Wenger not only carries double standards, he’s dangerous with it. He should be the sensible voice in Infantino’s ear, the one brave enough to pull him back from the brink of his gluttony.
Instead, he stands there piling the plate high. Just another poster boy for the excess that will do for our game in the end.
A Madley, Madley world
Ashley Young had his shirt pulled by two Manchester United defenders at Goodison Park but referee Andy Madley only saw one of the offences in real time.
It was, as it turned out, the weaker of the two tugs. Harry Maguire was not the real culprit. That was Matthijs de Ligt, who had used both hands.

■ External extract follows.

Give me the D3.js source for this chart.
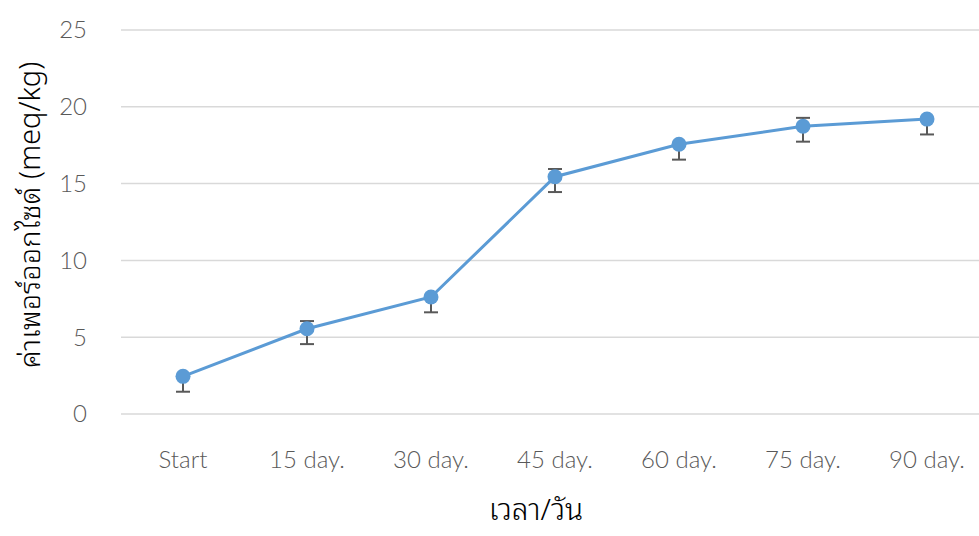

But Madley had given a penalty solely against Maguire so was only shown that angle by the VAR officials. He reversed his decision without being offered the chance to see De Ligt’s offence.
Had he been shown that freeze frame, he in all likelihood would have stuck with his original call, albeit for a different reason.
Are you still with me? Possibly not. And that sums up yet another dismal episode in the life of a system that continues to fail and embarrass the Premier League.

Ashley Young lies on the turf after attention from Matthijs de Ligt and Harry Maguire
Why Mourinho’s conscience will be clear
Jose Mourinho could have used a different word when describing the behaviour of the Galatasaray bench during the Istanbul derby.
I am sure he regrets saying they were ‘jumping like monkeys’. But that doesn’t indicate racist intent or feeling. It just doesn’t.
Anyone who chooses to interpret his words that way are welcome to their side of the argument but I would imagine Mourinho will have slept with conscience clear this week.
Red alert for Carabao Cup final
Liverpool are moving inexorably towards their second league title in 35 years after midweek results but I was at Anfield on Wednesday and saw enough to encourage Newcastle fans ahead of the Carabao Cup final in a fortnight.

Newcastle did more than enough at Anfield to prove they can rattle Liverpool in the cup final
Liverpool have a Champions League double header with PSG between now and the showpiece.
Newcastle have an FA Cup tie against Brighton and a Premier League game at West Ham.
If Alexander Isak is fit, a few quid on Eddie Howe’s team would not be the worst bet.